◆ **DATA SECTION**
[start]

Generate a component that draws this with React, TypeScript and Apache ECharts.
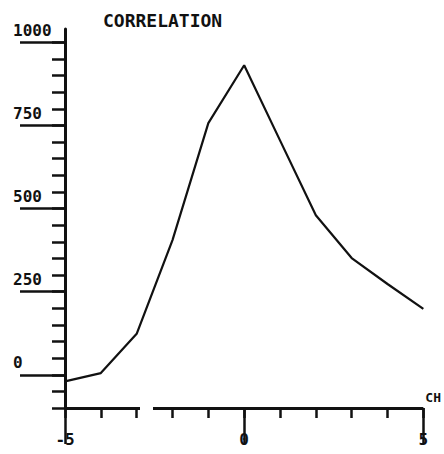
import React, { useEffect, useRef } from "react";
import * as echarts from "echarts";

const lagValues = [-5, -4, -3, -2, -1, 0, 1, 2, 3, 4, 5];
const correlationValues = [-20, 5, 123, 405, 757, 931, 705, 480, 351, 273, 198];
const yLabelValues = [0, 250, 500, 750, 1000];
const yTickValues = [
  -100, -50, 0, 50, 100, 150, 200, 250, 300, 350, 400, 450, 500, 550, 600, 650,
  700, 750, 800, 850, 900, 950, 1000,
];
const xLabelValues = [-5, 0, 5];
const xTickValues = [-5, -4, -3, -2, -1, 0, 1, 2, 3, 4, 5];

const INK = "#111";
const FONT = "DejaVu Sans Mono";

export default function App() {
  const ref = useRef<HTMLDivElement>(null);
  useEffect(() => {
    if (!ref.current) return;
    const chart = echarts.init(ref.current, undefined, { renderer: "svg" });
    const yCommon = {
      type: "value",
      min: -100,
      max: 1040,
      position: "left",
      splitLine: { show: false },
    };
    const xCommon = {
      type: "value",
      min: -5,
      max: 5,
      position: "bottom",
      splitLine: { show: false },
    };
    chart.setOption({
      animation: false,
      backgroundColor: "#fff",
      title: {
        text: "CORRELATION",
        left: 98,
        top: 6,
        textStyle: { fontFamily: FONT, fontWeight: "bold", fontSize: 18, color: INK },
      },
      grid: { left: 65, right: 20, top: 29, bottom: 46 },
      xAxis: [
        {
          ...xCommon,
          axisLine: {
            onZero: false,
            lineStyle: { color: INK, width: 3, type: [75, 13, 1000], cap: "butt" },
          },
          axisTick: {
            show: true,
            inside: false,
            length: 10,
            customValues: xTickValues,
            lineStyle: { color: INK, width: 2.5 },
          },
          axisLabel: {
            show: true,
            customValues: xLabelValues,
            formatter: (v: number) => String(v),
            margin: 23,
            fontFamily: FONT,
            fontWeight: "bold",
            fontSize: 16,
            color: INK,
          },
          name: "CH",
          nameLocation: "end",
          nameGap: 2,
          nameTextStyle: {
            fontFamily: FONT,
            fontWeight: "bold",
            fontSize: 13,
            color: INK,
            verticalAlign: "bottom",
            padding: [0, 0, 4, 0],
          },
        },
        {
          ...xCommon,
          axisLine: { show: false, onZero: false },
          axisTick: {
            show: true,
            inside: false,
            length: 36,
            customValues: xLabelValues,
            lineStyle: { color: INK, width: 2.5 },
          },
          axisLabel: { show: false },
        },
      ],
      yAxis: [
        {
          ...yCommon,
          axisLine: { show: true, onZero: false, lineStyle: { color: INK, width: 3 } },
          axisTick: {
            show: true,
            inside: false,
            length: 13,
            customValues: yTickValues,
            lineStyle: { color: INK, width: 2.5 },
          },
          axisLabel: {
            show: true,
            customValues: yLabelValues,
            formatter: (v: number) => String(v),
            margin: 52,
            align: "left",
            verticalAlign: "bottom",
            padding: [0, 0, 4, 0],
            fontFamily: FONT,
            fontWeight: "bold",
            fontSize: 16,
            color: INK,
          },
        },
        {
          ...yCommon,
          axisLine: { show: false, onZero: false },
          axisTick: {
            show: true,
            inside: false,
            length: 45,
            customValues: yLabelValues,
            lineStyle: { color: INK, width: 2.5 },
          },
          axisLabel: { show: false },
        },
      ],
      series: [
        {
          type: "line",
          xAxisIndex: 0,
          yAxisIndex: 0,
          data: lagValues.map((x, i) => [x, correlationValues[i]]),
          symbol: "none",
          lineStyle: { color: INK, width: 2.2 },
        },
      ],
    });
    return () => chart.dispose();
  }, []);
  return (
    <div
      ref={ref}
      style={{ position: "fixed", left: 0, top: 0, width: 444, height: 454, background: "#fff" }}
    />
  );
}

[end]

◆ **GOAL**
Write out the full listing verbatim, excluding its pictures.

◆ **FULL OUTPUT**
Generate a component that draws this with React, TypeScript and Apache ECharts.
import React, { useEffect, useRef } from "react";
import * as echarts from "echarts";

const lagValues = [-5, -4, -3, -2, -1, 0, 1, 2, 3, 4, 5];
const correlationValues = [-20, 5, 123, 405, 757, 931, 705, 480, 351, 273, 198];
const yLabelValues = [0, 250, 500, 750, 1000];
const yTickValues = [
  -100, -50, 0, 50, 100, 150, 200, 250, 300, 350, 400, 450, 500, 550, 600, 650,
  700, 750, 800, 850, 900, 950, 1000,
];
const xLabelValues = [-5, 0, 5];
const xTickValues = [-5, -4, -3, -2, -1, 0, 1, 2, 3, 4, 5];

const INK = "#111";
const FONT = "DejaVu Sans Mono";

export default function App() {
  const ref = useRef<HTMLDivElement>(null);
  useEffect(() => {
    if (!ref.current) return;
    const chart = echarts.init(ref.current, undefined, { renderer: "svg" });
    const yCommon = {
      type: "value",
      min: -100,
      max: 1040,
      position: "left",
      splitLine: { show: false },
    };
    const xCommon = {
      type: "value",
      min: -5,
      max: 5,
      position: "bottom",
      splitLine: { show: false },
    };
    chart.setOption({
      animation: false,
      backgroundColor: "#fff",
      title: {
        text: "CORRELATION",
        left: 98,
        top: 6,
        textStyle: { fontFamily: FONT, fontWeight: "bold", fontSize: 18, color: INK },
      },
      grid: { left: 65, right: 20, top: 29, bottom: 46 },
      xAxis: [
        {
          ...xCommon,
          axisLine: {
            onZero: false,
            lineStyle: { color: INK, width: 3, type: [75, 13, 1000], cap: "butt" },
          },
          axisTick: {
            show: true,
            inside: false,
            length: 10,
            customValues: xTickValues,
            lineStyle: { color: INK, width: 2.5 },
          },
          axisLabel: {
            show: true,
            customValues: xLabelValues,
            formatter: (v: number) => String(v),
            margin: 23,
            fontFamily: FONT,
            fontWeight: "bold",
            fontSize: 16,
            color: INK,
          },
          name: "CH",
          nameLocation: "end",
          nameGap: 2,
          nameTextStyle: {
            fontFamily: FONT,
            fontWeight: "bold",
            fontSize: 13,
            color: INK,
            verticalAlign: "bottom",
            padding: [0, 0, 4, 0],
          },
        },
        {
          ...xCommon,
          axisLine: { show: false, onZero: false },
          axisTick: {
            show: true,
            inside: false,
            length: 36,
            customValues: xLabelValues,
            lineStyle: { color: INK, width: 2.5 },
          },
          axisLabel: { show: false },
        },
      ],
      yAxis: [
        {
          ...yCommon,
          axisLine: { show: true, onZero: false, lineStyle: { color: INK, width: 3 } },
          axisTick: {
            show: true,
            inside: false,
            length: 13,
            customValues: yTickValues,
            lineStyle: { color: INK, width: 2.5 },
          },
          axisLabel: {
            show: true,
            customValues: yLabelValues,
            formatter: (v: number) => String(v),
            margin: 52,
            align: "left",
            verticalAlign: "bottom",
            padding: [0, 0, 4, 0],
            fontFamily: FONT,
            fontWeight: "bold",
            fontSize: 16,
            color: INK,
          },
        },
        {
          ...yCommon,
          axisLine: { show: false, onZero: false },
          axisTick: {
            show: true,
            inside: false,
            length: 45,
            customValues: yLabelValues,
            lineStyle: { color: INK, width: 2.5 },
          },
          axisLabel: { show: false },
        },
      ],
      series: [
        {
          type: "line",
          xAxisIndex: 0,
          yAxisIndex: 0,
          data: lagValues.map((x, i) => [x, correlationValues[i]]),
          symbol: "none",
          lineStyle: { color: INK, width: 2.2 },
        },
      ],
    });
    return () => chart.dispose();
  }, []);
  return (
    <div
      ref={ref}
      style={{ position: "fixed", left: 0, top: 0, width: 444, height: 454, background: "#fff" }}
    />
  );
}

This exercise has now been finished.